"Sure it takes some upfront time and effort] to design and implement your own income-generating systems. But you don’t have to reinvent the wheel — feel free to use existing systems like ad networks and affiliate programs. Once you get going, you won’t have to work so many hours to support yourself. Wouldn’t it be nice to be out having dinner with your spouse, knowing that while you’re eating, you’re earning money? If you want to keep working long hours because you enjoy it, go right ahead. If you want to sit around doing nothing, feel free. As long as your system continues delivering value to others, you’ll keep getting paid whether you’re working or not.Winston wrote:
Steve Pavlina didn't say you didn't have to work hard. Neither do other online money making gurus. They claim that in the beginning you have to put in some hard work, and that eventually it will all pay off when the passive income starts rolling in. But they do exaggerate though, when they say that your first 10 dollars a month can be double and then doubled ad infinitum, as if there's no limit or ceiling cap. Just because a guy can reach 10 dollars a month or 100 dollars a month, does not mean he can reach 1,000 dollars or 5,000 a month too. Maybe in theory, but in theory you can add up any numbers you like, whereas reality is another matter.
You said you read the book "The Joy of Not Working". What does it say? Can you summarize it or its main advice points?
Your local bookstore is filled with books containing workable systems others have already designed, tested, and debugged. Nobody is born knowing how to start a business or generate investment income, but you can easily learn it. How long it takes you to figure it out is irrelevant because the time is going to pass anyway. You might as well emerge at some future point as the owner of income-generating systems as opposed to a lifelong wage slave. This isn’t all or nothing. If your system only generates a few hundred dollars a month, that’s a significant step in the right direction."
Doesn't sound like very hard work to me at all. They exaggerate. Doesn't mean it can't work, and some people fall into something good without much effort, I know someone who fell into a business that way.
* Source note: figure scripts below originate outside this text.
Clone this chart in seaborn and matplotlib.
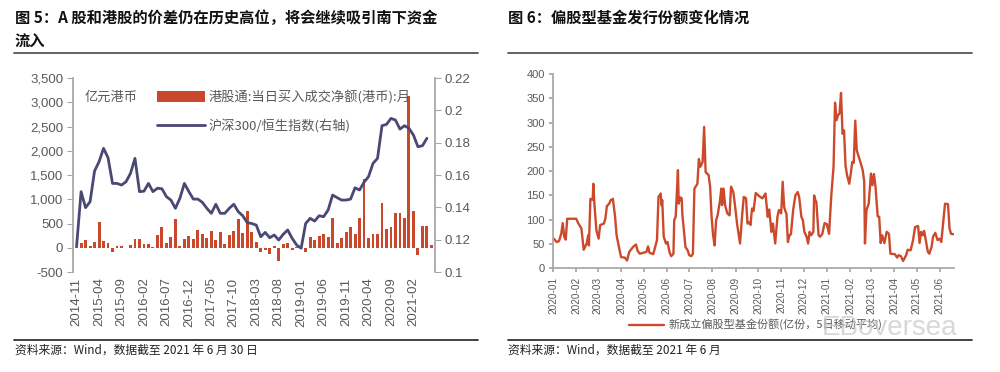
import numpy as np
import pandas as pd
import seaborn as sns
import matplotlib.pyplot as plt
import matplotlib.dates as mdates
from matplotlib.patches import Patch
from matplotlib.lines import Line2D
from matplotlib.ticker import FuncFormatter, MultipleLocator

# ---- left chart: monthly southbound flow vs CSI300/HSI ratio ----
months = [str(p) for p in pd.period_range("2014-11", "2021-06", freq="M")]
flow = [20, 90, 150, 35, 110, 524, 130, 90, -80, 35,
        40, -10, 60, 180, 180, 85, 70, 15, 260, 435,
        100, 220, 586, 40, 190, 240, 190, 370, 275, 205,
        340, 150, 330, 85, 255, 340, 586, 310, 765, 330,
        110, -85, -50, -125, 35, -275, 70, 95, -55, 10,
        -15, -85, 220, 150, 240, 275, 220, 605, 100, 205,
        315, 435, 290, 620, 1415, 205, 285, 275, 930, 395,
        430, 725, 725, 620, 3130, 760, -140, 450, 450, 55]
ratio = [0.116, 0.1497, 0.1398, 0.1435, 0.1625, 0.1682, 0.1765, 0.1707, 0.1548, 0.1548,
         0.1538, 0.1558, 0.161, 0.1703, 0.1497, 0.150, 0.1548, 0.1497, 0.1518, 0.1515,
         0.1466, 0.1445, 0.1394, 0.1456, 0.1548, 0.1497, 0.1451, 0.1451, 0.1431, 0.1394,
         0.1363, 0.1419, 0.1363, 0.1363, 0.1394, 0.1419, 0.1373, 0.1348, 0.1305, 0.130,
         0.129, 0.1218, 0.1245, 0.1212, 0.1229, 0.1198, 0.1233, 0.126, 0.1208, 0.1167,
         0.1147, 0.130, 0.1332, 0.1315, 0.1348, 0.1342, 0.1383, 0.1476, 0.146, 0.1445,
         0.1445, 0.1451, 0.1521, 0.1507, 0.1555, 0.159, 0.1672, 0.1703, 0.1905, 0.1913,
         0.195, 0.194, 0.1884, 0.1905, 0.1889, 0.1847, 0.1775, 0.1781, 0.1827, np.nan]

# ---- right chart: new equity fund shares (5-day MA) ----
fund_dates = [
    "2020-01-02", "2020-01-06", "2020-01-09", "2020-01-12", "2020-01-14", "2020-01-16", "2020-01-18",
    "2020-01-20", "2020-02-01", "2020-02-04", "2020-02-08", "2020-02-11", "2020-02-15", "2020-02-17",
    "2020-02-18", "2020-02-20", "2020-02-23", "2020-02-24", "2020-02-25", "2020-02-28", "2020-03-02",
    "2020-03-04", "2020-03-09", "2020-03-11", "2020-03-13", "2020-03-16", "2020-03-18", "2020-03-21",
    "2020-03-24", "2020-03-26", "2020-03-30", "2020-04-01", "2020-04-06", "2020-04-09", "2020-04-12",
    "2020-04-17", "2020-04-21", "2020-04-23", "2020-04-26", "2020-05-01", "2020-05-05", "2020-05-07",
    "2020-05-09", "2020-05-14", "2020-05-19", "2020-05-21", "2020-05-24", "2020-05-25", "2020-05-26",
    "2020-05-28", "2020-05-31", "2020-06-02", "2020-06-05", "2020-06-07", "2020-06-10", "2020-06-11",
    "2020-06-13", "2020-06-16", "2020-06-17", "2020-06-19", "2020-06-21", "2020-06-22", "2020-06-24",
    "2020-06-26", "2020-06-29", "2020-07-01", "2020-07-04", "2020-07-06", "2020-07-08", "2020-07-12",
    "2020-07-14", "2020-07-16", "2020-07-19", "2020-07-21", "2020-07-23", "2020-07-27", "2020-07-29",
    "2020-07-31", "2020-08-02", "2020-08-04", "2020-08-06", "2020-08-08", "2020-08-11", "2020-08-13",
    "2020-08-14", "2020-08-16", "2020-08-18", "2020-08-21", "2020-08-24", "2020-08-26", "2020-08-29",
    "2020-08-31", "2020-09-03", "2020-09-07", "2020-09-10", "2020-09-12", "2020-09-15", "2020-09-17",
    "2020-09-19", "2020-09-21", "2020-09-23", "2020-09-25", "2020-09-28", "2020-10-03", "2020-10-07",
    "2020-10-11", "2020-10-14", "2020-10-16", "2020-10-19", "2020-10-21", "2020-10-24", "2020-10-27",
    "2020-10-29", "2020-11-01", "2020-11-03", "2020-11-05", "2020-11-07", "2020-11-08", "2020-11-10",
    "2020-11-12", "2020-11-14", "2020-11-17", "2020-11-20", "2020-11-23", "2020-11-25", "2020-11-28",
    "2020-11-30", "2020-12-02", "2020-12-05", "2020-12-07", "2020-12-09", "2020-12-11", "2020-12-14",
    "2020-12-15", "2020-12-17", "2020-12-18", "2020-12-21", "2020-12-23", "2020-12-26", "2020-12-29",
    "2021-01-01", "2021-01-04", "2021-01-07", "2021-01-10", "2021-01-12", "2021-01-14", "2021-01-16",
    "2021-01-18", "2021-01-20", "2021-01-22", "2021-01-24", "2021-01-26", "2021-01-28", "2021-01-31",
    "2021-02-02", "2021-02-04", "2021-02-06", "2021-02-08", "2021-02-10", "2021-02-14", "2021-02-18",
    "2021-02-20", "2021-02-21", "2021-02-23", "2021-02-26", "2021-03-01", "2021-03-03", "2021-03-05",
    "2021-03-07", "2021-03-10", "2021-03-12", "2021-03-14", "2021-03-16", "2021-03-19", "2021-03-22",
    "2021-03-25", "2021-03-27", "2021-04-02", "2021-04-05", "2021-04-07", "2021-04-10", "2021-04-13",
    "2021-04-17", "2021-04-19", "2021-04-23", "2021-04-26", "2021-04-29", "2021-05-03", "2021-05-05",
    "2021-05-07", "2021-05-09", "2021-05-11", "2021-05-14", "2021-05-16", "2021-05-18", "2021-05-21",
    "2021-05-23", "2021-05-26", "2021-05-29", "2021-06-01", "2021-06-03", "2021-06-05", "2021-06-08",
    "2021-06-12", "2021-06-14", "2021-06-16", "2021-06-20"]
fund_shares = [
    61, 54, 56, 71, 93, 65, 59,
    102, 102, 92, 82, 38, 51, 68,
    47, 143, 141, 174, 140, 78, 61,
    89, 92, 102, 128, 133, 140, 143,
    106, 68, 37, 23, 22, 16, 34,
    44, 49, 36, 30, 32, 34, 45,
    32, 29, 58, 147, 154, 130, 140,
    65, 51, 54, 32, 25, 30, 99,
    106, 202, 133, 146, 144, 109, 78,
    44, 37, 27, 25, 30, 164, 174,
    225, 209, 219, 291, 198, 192, 168,
    106, 68, 47, 99, 109, 137, 164,
    130, 164, 130, 113, 109, 168, 157,
    133, 92, 51, 113, 147, 144, 92,
    95, 89, 123, 118, 155, 148, 144,
    154, 106, 121, 75, 92, 51, 106,
    120, 113, 178, 126, 116, 113, 54,
    68, 70, 120, 150, 157, 147, 106,
    99, 75, 65, 51, 75, 68, 75,
    150, 139, 137, 68, 65, 71, 93,
    91, 71, 150, 209, 341, 305, 315,
    319, 361, 277, 284, 212, 192, 174,
    195, 219, 217, 304, 243, 223, 202,
    178, 51, 120, 133, 195, 171, 194,
    169, 107, 106, 52, 68, 52, 75,
    71, 30, 29, 22, 27, 25, 15,
    27, 38, 37, 56, 85, 87, 52,
    75, 68, 77, 52, 34, 30, 44,
    65, 73, 58, 61, 54, 85, 133,
    132, 82, 71, 70]

BAR_RED = "#C9472A"
LINE_NAVY = "#4A4875"
FUND_RED = "#CC4A2B"
GREY = "#595959"
AXIS_GREY = "#A6A6A6"

sns.set_theme(style="white")
plt.rcParams["font.family"] = ["Liberation Sans", "Noto Sans CJK SC"]
CJK = ["Noto Sans CJK SC", "Liberation Sans"]

fig = plt.figure(figsize=(10, 3.72), dpi=100)

# ================= left panel =================
ax1 = fig.add_axes([0.073, 0.2688, 0.362, 0.5215])
df_left = pd.DataFrame({"month": months, "flow": flow, "ratio": ratio})
sns.barplot(data=df_left, x="month", y="flow", color=BAR_RED, width=0.65,
            saturation=1, ax=ax1, order=months, linewidth=0, edgecolor="none")
ax1.set_ylim(-500, 3500)
ax1.yaxis.set_major_locator(MultipleLocator(500))
ax1.yaxis.set_major_formatter(FuncFormatter(lambda v, p: f"{v:,.0f}"))
ax1.set_xlim(-0.8, len(months) - 0.2)
ax1.set_xticks(range(0, len(months), 5))
ax1.set_xticklabels(months[::5], rotation=90)
ax1.set_xlabel("")
ax1.set_ylabel("")

ax2 = ax1.twinx()
sns.lineplot(x=np.arange(len(months)), y=df_left["ratio"], color=LINE_NAVY,
             linewidth=2.0, ax=ax2)
ax2.set_ylim(0.1, 0.22)
ax2.yaxis.set_major_locator(MultipleLocator(0.02))
ax2.yaxis.set_major_formatter(FuncFormatter(lambda v, p: f"{v:g}"))
ax2.set_ylabel("")

for a in (ax1, ax2):
    for s in ("top", "bottom"):
        a.spines[s].set_visible(False)
    a.spines["left"].set_visible(a is ax1)
    a.spines["right"].set_visible(a is ax2)
    a.spines["left"].set_color(AXIS_GREY)
    a.spines["right"].set_color(AXIS_GREY)
    a.tick_params(axis="y", colors=GREY, labelsize=9.5, length=4, width=0.8,
                  color=AXIS_GREY)
    a.tick_params(axis="x", colors=GREY, labelsize=9.5, length=0, pad=4)
    a.grid(False)
ax1.tick_params(axis="y", left=True, pad=3)
ax2.tick_params(axis="y", right=True, pad=3)

handles = [Patch(facecolor=BAR_RED, edgecolor="none"),
           Line2D([], [], color=LINE_NAVY, linewidth=2.0)]
labels = ["港股通:当日买入成交净额(港币):月", "沪深300/恒生指数(右轴)"]
ax1.legend(handles, labels, loc="upper left", bbox_to_anchor=(0.2, 1.0),
           frameon=False, prop={"family": CJK, "size": 9.5},
           labelcolor=GREY, handlelength=3.6, handleheight=0.9,
           labelspacing=1.15, handletextpad=0.3)
fig.text(0.085, 0.738, "亿元港币", color=GREY, fontsize=9.5, family=CJK, va="center")

# ================= right panel =================
ax3 = fig.add_axes([0.553, 0.2788, 0.401, 0.5223])
df_right = pd.DataFrame({"date": pd.to_datetime(fund_dates), "shares": fund_shares})
sns.lineplot(data=df_right, x="date", y="shares", color=FUND_RED, linewidth=1.7,
             ax=ax3, label="新成立偏股型基金份额(亿份，5日移动平均)")
ax3.set_ylim(0, 400)
ax3.yaxis.set_major_locator(MultipleLocator(50))
ax3.set_xlim(pd.Timestamp("2020-01-01"), df_right["date"].max())
ax3.xaxis.set_major_locator(mdates.MonthLocator())
ax3.xaxis.set_major_formatter(mdates.DateFormatter("%Y-%m"))
plt.setp(ax3.get_xticklabels(), rotation=90)
ax3.set_xlabel("")
ax3.set_ylabel("")
for s in ("top", "right"):
    ax3.spines[s].set_visible(False)
for s in ("left", "bottom"):
    ax3.spines[s].set_color(AXIS_GREY)
ax3.tick_params(axis="y", colors=GREY, labelsize=8, left=True, length=3,
                color=AXIS_GREY, pad=3)
ax3.tick_params(axis="x", colors=GREY, labelsize=7.2, bottom=True, length=3,
                color=AXIS_GREY, pad=3)
ax3.grid(False)
ax3.legend(loc="center", bbox_to_anchor=(0.505, -0.29), frameon=False,
           prop={"family": CJK, "size": 8}, labelcolor=GREY, handlelength=3.2,
           handletextpad=0.4)

# ================= titles, rules, sources =================
fig.text(0.015, 0.952, "图 5：A 股和港股的价差仍在历史高位，将会继续吸引南下资金",
         fontsize=11, weight="bold", family=CJK, va="center", color="#111111")
fig.text(0.015, 0.887, "流入", fontsize=11, weight="bold", family=CJK,
         va="center", color="#111111")
fig.text(0.508, 0.952, "图 6：偏股型基金发行份额变化情况", fontsize=11,
         weight="bold", family=CJK, va="center", color="#111111")

for x0, x1 in ((0.014, 0.478), (0.508, 0.972)):
    fig.add_artist(Line2D([x0, x1], [1 - 53 / 372] * 2, color="#555555", linewidth=1.3))
    fig.add_artist(Line2D([x0, x1], [1 - 340 / 372] * 2, color="#333333", linewidth=1.3))

fig.text(0.015, 1 - 350 / 372, "资料来源：Wind，数据截至 2021 年 6 月 30 日",
         fontsize=8.5, family=CJK, va="center", color="#222222")
fig.text(0.508, 1 - 350 / 372, "资料来源：Wind，数据截至 2021 年 6 月",
         fontsize=8.5, family=CJK, va="center", color="#222222")
fig.text(0.822, 1 - 328 / 372, "EBoversea", fontsize=20, color="#C8C8C8",
         alpha=0.7, va="center")

fig.savefig("out.png", dpi=100, facecolor="white")
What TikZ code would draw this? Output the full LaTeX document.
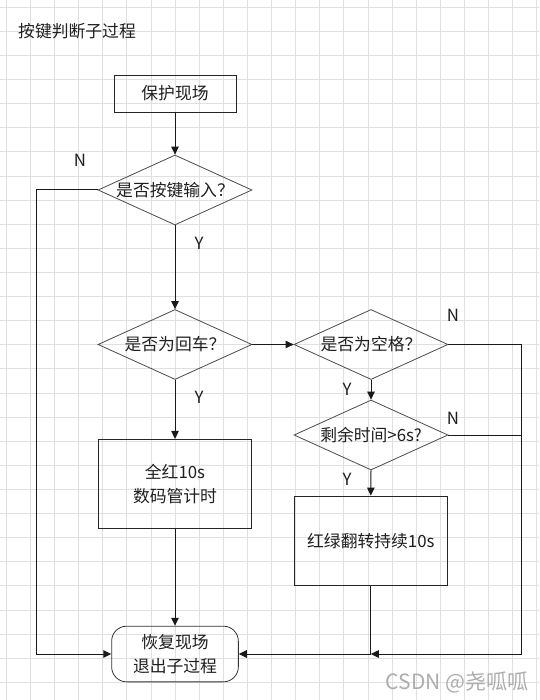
\documentclass[tikz,border=0pt]{standalone}
\usepackage{fontspec}
\setmainfont{Noto Sans CJK SC}
\usetikzlibrary{shapes.geometric,arrows.meta}
\begin{document}
\begin{tikzpicture}[x=1pt,y=-1pt,
  gridline/.style={draw=black!12,line width=0.9pt},
  every node/.style={font=\fontsize{16.8}{24}\selectfont, text=black!88},
  procbox/.style={draw=black!85,line width=0.8pt,rectangle,inner sep=0pt,align=center},
  decision/.style={draw=black!70,line width=0.8pt,diamond,aspect=2.2,inner sep=0pt,minimum width=154pt,minimum height=70pt},
  endbox/.style={draw=black!80,line width=0.8pt,rectangle,rounded corners=15pt,inner sep=0pt,align=center},
  flow/.style={draw=black!90,line width=1pt,-{Triangle[length=8pt,width=7.5pt]}},
  plain/.style={draw=black!90,line width=1pt},
  lbl/.style={inner sep=0pt}
]
\useasboundingbox (0,0) rectangle (539,700);
\fill[white] (0,0) rectangle (539,700);
% grid
\foreach \i in {0,...,22} \draw[gridline] ({6.3+24.11*\i},0) -- ({6.3+24.11*\i},700);
\foreach \j in {0,...,28} \draw[gridline] (0,{7.2+24.11*\j}) -- (539,{7.2+24.11*\j});

% title
\node[lbl,anchor=west] (title) at (18,31) {按键判断子过程};

% nodes
\node[procbox,minimum width=122pt,minimum height=37pt] (protect) at (175,93.5) {保护现场};
\node[decision] (d1) at (175,190) {是否按键输入？};
\node[decision] (d2) at (175,344.5) {是否为回车？};
\node[decision] (d3) at (371,344.5) {是否为空格？};
\node[decision] (d4) at (371,435) {剩余时间>6s?};
\node[procbox,minimum width=153.4pt,minimum height=89pt] (red) at (175,483.8) {全红10s\\数码管计时};
\node[procbox,minimum width=153pt,minimum height=89.3pt] (flip) at (370.8,540.7) {红绿翻转持续10s};
\node[endbox,minimum width=126.7pt,minimum height=55.7pt] (exit) at (175,654) {恢复现场\\退出子过程};

% helper coordinates
\coordinate (lc) at (36,190);
\coordinate (rc) at (521,344.5);
\coordinate (jn) at (370.8,654);

% connectors
\draw[flow] (protect.south) -- (d1.north);
\draw[flow] (d1.south) -- (d2.north);
\draw[flow] (d1.west) -- (lc) |- (exit.west);
\draw[flow] (d2.east) -- (d3.west);
\draw[flow] (d2.south) -- (red.north);
\draw[flow] (red.south) -- (exit.north);
\draw[flow] (d3.south) -- (d4.north);
\draw[flow] (d4.south) -- (flip.north);
\draw[flow] (d3.east) -- (rc) |- (jn);
\draw[plain] (d4.east) -- (d4.east -| rc);
\draw[flow] (flip.south) -- (jn) -- (exit.east);

% labels
\node[lbl] (n1) at (80,160) {N};
\node[lbl] (y1) at (199,243) {Y};
\node[lbl] (y2) at (199,397) {Y};
\node[lbl] (n2) at (453,315) {N};
\node[lbl] (y3) at (347,389) {Y};
\node[lbl] (n3) at (453,418) {N};
\node[lbl] (y4) at (347,479) {Y};

% watermark
\node[lbl,text=black!32,font=\fontsize{21}{24}\selectfont] (wm) at (457,682) {CSDN @尧呱呱};
\end{tikzpicture}
\end{document}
However it comes across as a fake promise. Basic idea correct, sold with exaggeration.
Much like Benny the Irish Polyglot who claims fluency in 3 months... as long as you use a definition of fluency that almost nobody accepts and ignore any work/study he did before the 3 months. I've seen him show up on two forums about 2 different languages and get torn a new one. The basic idea is fine, go overseas, develop a very small base and spend all your time bothering the locals. You will make decent progress, no doubt, if you are very extroverted that is. Fluent? Ehhh.
Basic idea, correct, sold with lies.
Ditto with the 4 hour guy. In some situations you can especially if you own your own business go to a 4 hour week. Hell you could go to a 1 hour week and just hire a manager just deal with overall guidance and strategy, many people in his situation do that. There are non productive things an oompa lumpa can avoid doing... if they are allowed to. However it is a bit much to suggest that it is a path that is practical for most people. Like wise from his fitness book, you can do a lot in 4 hours a week, but his claims are a bit over the top.
Joy of not working.
You can cut expenses pretty dramatically and still have a good life.
He actually does work, but only about 20 hours a week, 8 months of the year [as a writer], he admits to this but did quit his previous job.
You need shit to do, preferable active shit like reading, creating, physical etc. Not things like TV.
Often the difficult path makes for an easy life and the easy path makes for the difficult life.
Be weird/do your own thing.
It's a pretty short book, he is an entertaining writer and interlibrary loan for the win, at least if you are in an English place.